* What is needed
Give only the number of lines where "this" occurs.

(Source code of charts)
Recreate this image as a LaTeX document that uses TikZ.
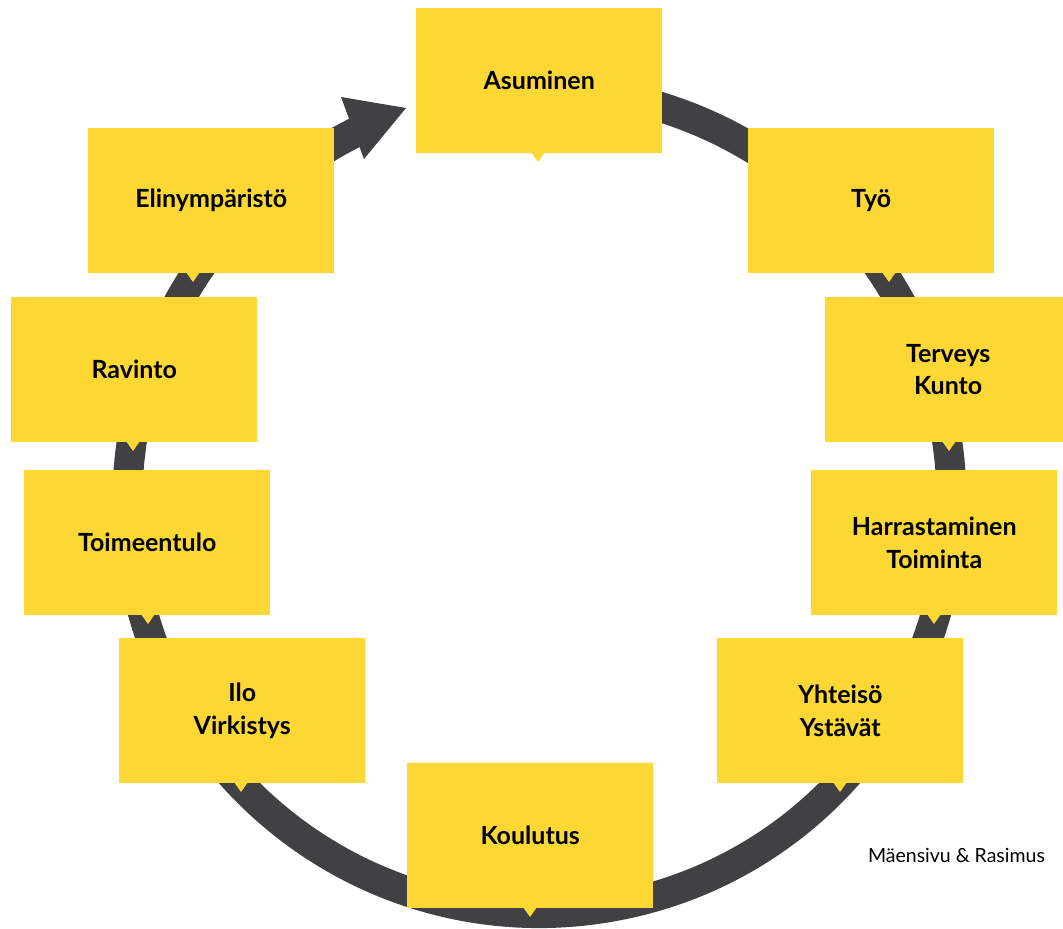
\documentclass[tikz,border=0pt]{standalone}
\usepackage{fontspec}
\setmainfont{Lato}
\definecolor{boxyellow}{HTML}{FDD733}
\definecolor{ringgray}{HTML}{414143}
\newcommand\cardfont{\fontsize{25}{32.5}\selectfont\bfseries}
\tikzset{
  card/.style={fill=boxyellow, minimum width=246pt, minimum height=145pt, inner sep=0pt,
    align=center, font=\cardfont, anchor=north west, text=black},
  ring/.style={draw=ringgray, line width=30pt},
  tail/.style={fill=boxyellow},
}
\begin{document}
\begin{tikzpicture}[x=1pt,y=-1pt]
\useasboundingbox (0,0) rectangle (1063,929);
\coordinate (c) at (539.5,501);
% ring
\draw[ring] (c) ++(-100:412) arc[start angle=-100, end angle=245, radius=412];
% arrow head
\fill[ringgray] (406,108) coordinate (tip) -- (341,97) -- (364,159) -- cycle;
% cards
\foreach \n/\x/\y/\t/\txt in {
  asu/416/8/538/{Asuminen},
  tyo/748/128/889/{Työ},
  eli/88/128/193/{Elinympäristö},
  rav/11/297/133/{Ravinto},
  ter/825/297/949/{Terveys\\Kunto},
  toi/24/470/148/{Toimeentulo},
  har/811/470/934/{Harrastaminen\\Toiminta},
  ilo/119/638/241/{Ilo\\Virkistys},
  yht/717/638/840/{Yhteisö\\Ystävät},
  kou/407/763/530/{Koulutus}}{
  \node[card] (\n) at (\x,\y) {\txt};
  \fill[tail] (\t-7,\y+144) -- (\t,\y+154) -- (\t+7,\y+144) -- cycle;
}
\node[font=\fontsize{19.5}{23}\selectfont, anchor=center] (credit) at (956.5,855) {Mäensivu \& Rasimus};
\end{tikzpicture}
\end{document}
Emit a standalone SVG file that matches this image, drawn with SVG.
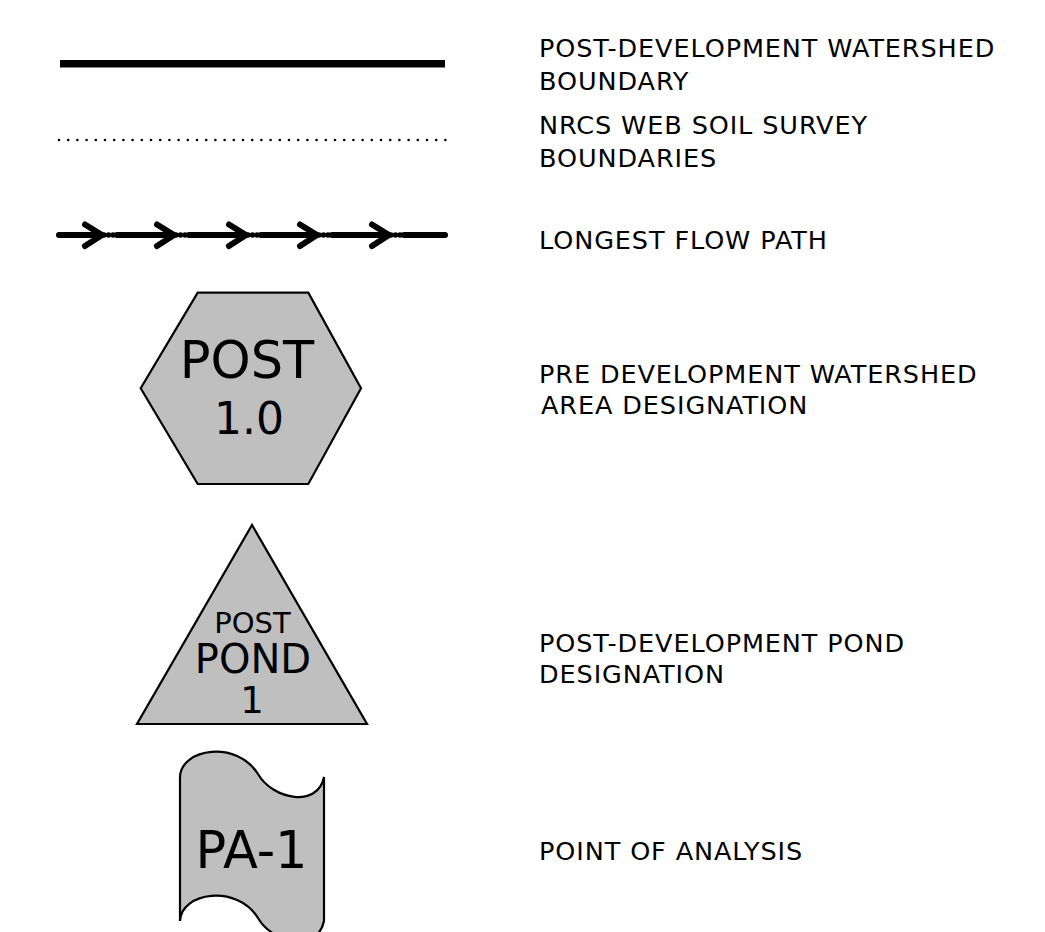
<svg xmlns="http://www.w3.org/2000/svg" width="1045" height="932" viewBox="0 0 1045 932">
<style>
.lbl{font-family:"DejaVu Sans","Liberation Sans",sans-serif;font-size:25.5px;letter-spacing:0.9px;fill:#000}
.sym{font-family:"DejaVu Sans","Liberation Sans",sans-serif;fill:#000;text-anchor:middle}
.shape{fill:#bfbfbf;stroke:#000;stroke-width:2.2;stroke-linejoin:miter}
.flow{stroke:#000;stroke-width:6;stroke-linecap:round;stroke-linejoin:round;fill:none}
.dot{fill:#000}
</style>
<rect width="1045" height="932" fill="#fff"/>
<g id="boundary">
<line x1="60" y1="63.8" x2="445" y2="63.8" stroke="#000" stroke-width="7.5"/>
<text class="lbl" x="539" y="57">POST-DEVELOPMENT WATERSHED</text>
<text class="lbl" x="539" y="90">BOUNDARY</text>
</g>
<g id="soil">
<line x1="59" y1="140" x2="446" y2="140" stroke="#000" stroke-width="2.6" stroke-linecap="round" stroke-dasharray="0 9.2"/>
<text class="lbl" x="539" y="134">NRCS WEB SOIL SURVEY</text>
<text class="lbl" x="539" y="167">BOUNDARIES</text>
</g>
<g id="flowpath">
<path class="flow" d="M59,235 H101 M117,235 H173 M189,235 H245 M261,235 H316 M332,235 H388 M404,235 H445"/>
<path class="flow" d="M85,224.5 L102,235 L85,246 M157,224.5 L174,235 L157,246 M229,224.5 L246,235 L229,246 M300,224.5 L317,235 L300,246 M372,224.5 L389,235 L372,246"/>
<g class="dot">
<circle cx="104" cy="235" r="2.8"/><circle cx="108.5" cy="235" r="2.8"/><circle cx="113" cy="235" r="2.8"/>
<circle cx="176" cy="235" r="2.8"/><circle cx="180.5" cy="235" r="2.8"/><circle cx="185" cy="235" r="2.8"/>
<circle cx="248" cy="235" r="2.8"/><circle cx="252.5" cy="235" r="2.8"/><circle cx="257" cy="235" r="2.8"/>
<circle cx="319" cy="235" r="2.8"/><circle cx="323.5" cy="235" r="2.8"/><circle cx="328" cy="235" r="2.8"/>
<circle cx="391" cy="235" r="2.8"/><circle cx="395.5" cy="235" r="2.8"/><circle cx="400" cy="235" r="2.8"/>
</g>
<text class="lbl" x="539" y="249">LONGEST FLOW PATH</text>
</g>
<g id="hexagon">
<polygon class="shape" points="197.7,292.7 308.3,292.7 361,388.3 308.3,484 197.7,484 140.7,388.3"/>
<text class="sym" x="247" y="378" font-size="51">POST</text>
<text class="sym" x="249" y="434" font-size="44">1.0</text>
<text class="lbl" x="539" y="383">PRE DEVELOPMENT WATERSHED</text>
<text class="lbl" x="541" y="414">AREA DESIGNATION</text>
</g>
<g id="pond">
<polygon class="shape" points="252,525 367,724 137,724"/>
<text class="sym" x="252.5" y="633" font-size="29">POST</text>
<text class="sym" x="253" y="673" font-size="40">POND</text>
<text class="sym" x="252" y="713" font-size="37">1</text>
<text class="lbl" x="539" y="652">POST-DEVELOPMENT POND</text>
<text class="lbl" x="539" y="683">DESIGNATION</text>
</g>
<g id="analysis">
<path class="shape" d="M180,921 L180,777 C181,748 237,740 258,774 C273,800 318,808 324,777 L324,921 C318,952 273,944 258,918 C237,884 181,892 180,921 Z"/>
<text class="sym" x="251.5" y="868" font-size="51">PA-1</text>
<text class="lbl" x="539" y="860">POINT OF ANALYSIS</text>
</g>
</svg>
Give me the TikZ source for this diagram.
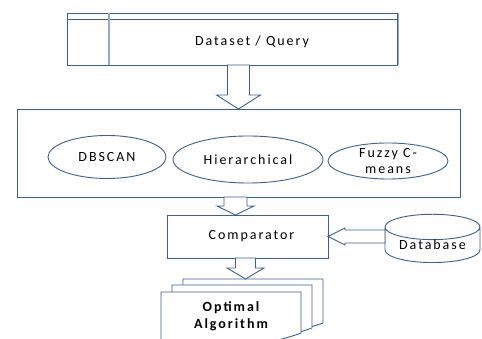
\documentclass[tikz,border=0pt]{standalone}
\usepackage{fontspec}
\setmainfont{Carlito}[LetterSpace=14]
\usepackage{tikz}
\usetikzlibrary{shapes.geometric}
\usetikzlibrary{positioning,calc}

\definecolor{shapeline}{RGB}{62,94,140}
\definecolor{shapelight}{RGB}{150,168,198}

\begin{document}
\begin{tikzpicture}[x=1pt,y=1pt]

    \tikzstyle{box}=[draw=shapeline,line width=0.9pt,fill=white,outer sep=0pt,inner sep=0pt]
    \tikzstyle{method}=[draw=shapeline,line width=0.9pt,ellipse,inner sep=0pt,font=\fontsize{14}{16}\selectfont,align=center]
    \tikzstyle{blockarrow}=[draw=shapeline,line width=0.9pt,fill=white,line join=miter]
    \tikzstyle{page}=[draw=shapeline,line width=0.9pt,fill=white]
      \coordinate (origo) at (0,0);

\useasboundingbox (origo) rectangle (482,339);

\node (dataset) [box,minimum width=330,minimum height=52,label={[font=\fontsize{14}{15}\selectfont,xshift=20pt,yshift=-3pt]center:Dataset / Query}] at (232,300) {};
\draw [shapeline,line width=0.9pt] ([yshift=-6]dataset.north west) -- ([yshift=-6]dataset.north east);
\draw [shapelight,line width=1.8pt] ([xshift=42]dataset.north west) -- ([xshift=42]dataset.south west);
\draw [shapelight,line width=1pt] ([xshift=1.5]dataset.north east) -- ([xshift=1.5]dataset.south east);

\node (methods) [box,minimum width=443,minimum height=88] at (238.5,186) {};

\node (dbscan) [method,minimum width=118,minimum height=43] at (107,182) {DBSCAN};
\node (hier) [method,minimum width=150,minimum height=47] at (248,179.5) {Hierarchical};
\node (fuzzy) [method,minimum width=120,minimum height=36,inner sep=-4pt] at (388,178) {Fuzzy C-\\means};

\node (comp) [box,minimum width=161,minimum height=43,font=\fontsize{14}{15}\selectfont] at (247.5,102.5) {\hspace*{8pt}Comparator};

\node (database) [cylinder,shape border rotate=90,draw=shapeline,line width=0.9pt,minimum width=95,minimum height=33,aspect=0.38,inner sep=0pt,anchor=south,font=\fontsize{14}{15}\selectfont] at (432.5,76) {Database};

% block arrows
\draw[blockarrow] (methods.north) --++(22,14) --++(-11,0) --++(0,30) --++(-22,0) --++(0,-30) --++(-11,0) -- cycle;

\draw[blockarrow] ([xshift=-12]comp.north) --++(18.5,9) --++(-7,0) --++(0,9) --++(-23,0) --++(0,-9) --++(-7,0) -- cycle;

\draw[blockarrow] (comp.east) --++(17,8.5) --++(0,-2) --++(40,0) --++(0,-13) --++(-40,0) --++(0,-2) -- cycle;

% pages
\begin{scope}
\clip (origo) rectangle (482,339);
\draw[page] (183,60) -- (323,60) -- (323,16) .. controls (290,4) and (230,-4) .. (183,-6) -- cycle;
\draw[page] (172,54) -- (312,54) -- (312,11) .. controls (280,-1) and (220,-9) .. (172,-11) -- cycle;
\draw[page] (161,47) -- (301,47) -- (301,6) .. controls (270,-6) and (210,-14) .. (161,-16) -- cycle;
\end{scope}

\node (optimal) [align=center,font=\fontsize{14}{17}\bfseries\selectfont] at (231,22.5) {Optimal\\Algorithm};

\draw[blockarrow] ([xshift=-12]comp.south) --++(0,-10) --++(-8.5,0) --++(18.5,-11) --++(18.5,11) --++(-8.5,0) --++(0,10) -- cycle;

\end{tikzpicture}
\end{document}
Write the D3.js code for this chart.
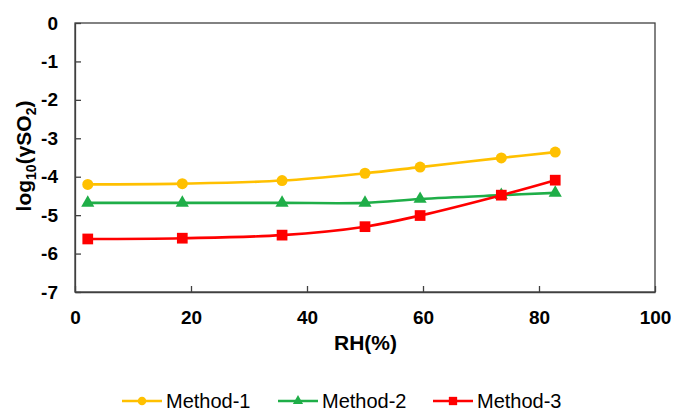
<!DOCTYPE html>
<html><head><meta charset="utf-8">
<script src="https://cdn.jsdelivr.net/npm/d3@7"></script>
<style>body{margin:0;background:#fff}svg{display:block}text{font-family:"Liberation Sans",Arial,sans-serif}</style>
</head><body>
<svg id="c" width="673" height="412"></svg>
<script>
const rh = [2.2, 18.5, 35.7, 50, 59.5, 73.5, 82.8];
const method1 = [-4.20, -4.18, -4.10, -3.91, -3.75, -3.51, -3.36];
const method2 = [-4.68, -4.68, -4.68, -4.68, -4.58, -4.48, -4.42];
const method3 = [-5.62, -5.60, -5.52, -5.30, -5.01, -4.48, -4.09];
const seriesNames = ["Method-1", "Method-2", "Method-3"];
const colors = ["#FFC000", "#1FAE48", "#FF0000"];
const xTicks = [0, 20, 40, 60, 80, 100];
const yTicks = [0, -1, -2, -3, -4, -5, -6, -7];

const svg = d3.select("#c");
const L = 75, R = 655, T = 23, B = 292;
const x = d3.scaleLinear().domain([0, 100]).range([L, R]);
const y = d3.scaleLinear().domain([-7, 0]).range([B, T]);

svg.append("rect").attr("x", L).attr("y", T).attr("width", R - L).attr("height", B - T)
  .attr("fill", "none").attr("stroke", "#404040").attr("stroke-width", 1.3);

const fmt = d => String(d);
const xAxis = svg.append("g").attr("transform", `translate(0,${B})`)
  .call(d3.axisBottom(x).tickValues(xTicks).tickFormat(fmt).tickSizeInner(-6).tickSizeOuter(0).tickPadding(19));
const yAxis = svg.append("g").attr("transform", `translate(${L},0)`)
  .call(d3.axisLeft(y).tickValues(yTicks).tickFormat(fmt).tickSizeInner(-6).tickSizeOuter(0).tickPadding(17));
[xAxis, yAxis].forEach(g => {
  g.select(".domain").attr("stroke", "#404040").attr("stroke-width", 1.3);
  g.selectAll(".tick line").attr("stroke", "#404040").attr("stroke-width", 1.3);
  g.selectAll(".tick text").attr("font-size", 19).attr("font-weight", "bold").attr("fill", "#000")
   .style("font-family", '"Liberation Sans",Arial,sans-serif');
});

const data = [method1, method2, method3];
const line = d3.line().x(d => x(d[0])).y(d => y(d[1])).curve(d3.curveCatmullRom.alpha(0.5));
const symbols = [d3.symbolCircle, d3.symbolTriangle, d3.symbolSquare];
const sizes = [95, 75, 115];

data.forEach((vals, i) => {
  const pts = rh.map((r, j) => [r, vals[j]]);
  svg.append("path").attr("d", line(pts)).attr("fill", "none")
    .attr("stroke", colors[i]).attr("stroke-width", 2.6);
  svg.selectAll(null).data(pts).enter().append("path")
    .attr("d", d3.symbol().type(symbols[i]).size(sizes[i]))
    .attr("transform", d => `translate(${x(d[0])},${y(d[1])})`)
    .attr("fill", colors[i]);
});

svg.append("text").attr("x", 365.5).attr("y", 350).attr("text-anchor", "middle")
  .attr("font-size", 21).attr("font-weight", "bold").text("RH(%)");
const yt = svg.append("text").attr("transform", "translate(31,156) rotate(-90)")
  .attr("text-anchor", "middle").attr("font-size", 21).attr("font-weight", "bold");
yt.append("tspan").text("log");
yt.append("tspan").attr("font-size", 14).attr("dy", 5).text("10");
yt.append("tspan").attr("dy", -5).text("(γSO");
yt.append("tspan").attr("font-size", 14).attr("dy", 5).text("2");
yt.append("tspan").attr("dy", -5).text(")");

const legX = [122, 278, 433];
const legY = 401;
seriesNames.forEach((n, i) => {
  const g = svg.append("g");
  g.append("line").attr("x1", legX[i]).attr("x2", legX[i] + 40).attr("y1", legY).attr("y2", legY)
    .attr("stroke", colors[i]).attr("stroke-width", 2.6);
  g.append("path").attr("d", d3.symbol().type(symbols[i]).size(sizes[i] * 0.6)())
    .attr("transform", `translate(${legX[i] + 20},${legY})`).attr("fill", colors[i]);
  g.append("text").attr("x", legX[i] + 44).attr("y", legY).attr("dy", "0.33em")
    .attr("font-size", 20).attr("fill", "#000").text(n);
});
</script>
</body></html>
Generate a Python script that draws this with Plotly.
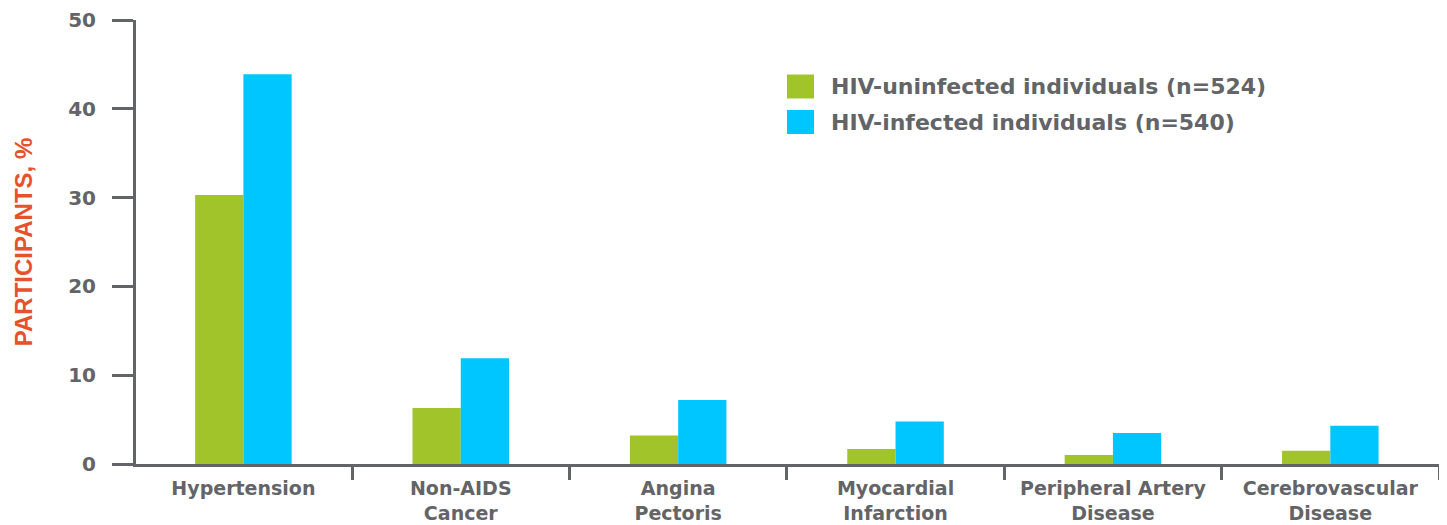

* Reply to the exercise
5